I've just started studying coupling metrics and I'm having a hard time understanding instability. I find the term quite misleading and I don't understand how it can really help me develop better software.
If I understand correctly, "instability" itself is not a bad thing: a package that is totally instable has no afferent connections and can change often without impacting other packages. On the other hand, it is particularly impacted by changes in its efferent packages.
But the point is, "How do I determine how much a package depends on others?" The given formula (Ce / (Ce + Ca))
does not make sense to me. Let's say I have an instability value of 0.5
: I can have 1 efferent and 1 afferent connection (1 / (1 + 1))
but also 100
efferent and 100
afferent connections (100 / (100 + 100))
. What does it mean that the instability is 0.5
in both cases?
In the case of 100 efferent connections instead of 1, I have many more chances that my package will break because I depend on many more packages. And with 100 afferent connections instead of 1, I have many more chances to break some other package that depends on my package.
Why seems to be usefult to know if a package is totally instable or totally stable, seems to me that any value between 0 and 1 does not give me a real sense of how much that code is coupled. I should have some "absolute" number, not something relative.

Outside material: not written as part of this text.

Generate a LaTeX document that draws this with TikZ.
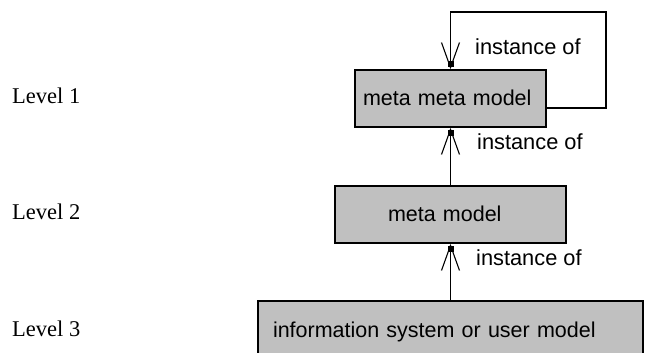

Am I wrong? Is there anything I'm not considering?
Update 24/11/2024
What confuses me is the apparent conflict between the common meaning of "instability" (changing often) and its meaning as a metric (depending on others). It seems that this metric measures the "desired" instability/stability, not the actual one. For instance, a domain package in a hexagonal architecture should have instability 0. However, even if I achieve this, it doesn't mean that it is truly stable! Ideally, I can change external adapters without impacting the domain, but if I'm in the early phase of a project or if my domain is evolving due to new business requirements, it will change often, breaking the external layers.
This situation is not ideal, but I wouldn't reverse the relationship (with the adapter being stable and the domain unstable) because it's the domain that dictates the changes to others, even if these changes happen frequently.
It seems to me that a more appropriate term could be propagability: how much a change in the component can propagate to others. This term does not suggest that the package is stable (not changing); rather, it indicates that if I change the package, I am willing to propagate those changes to its dependents.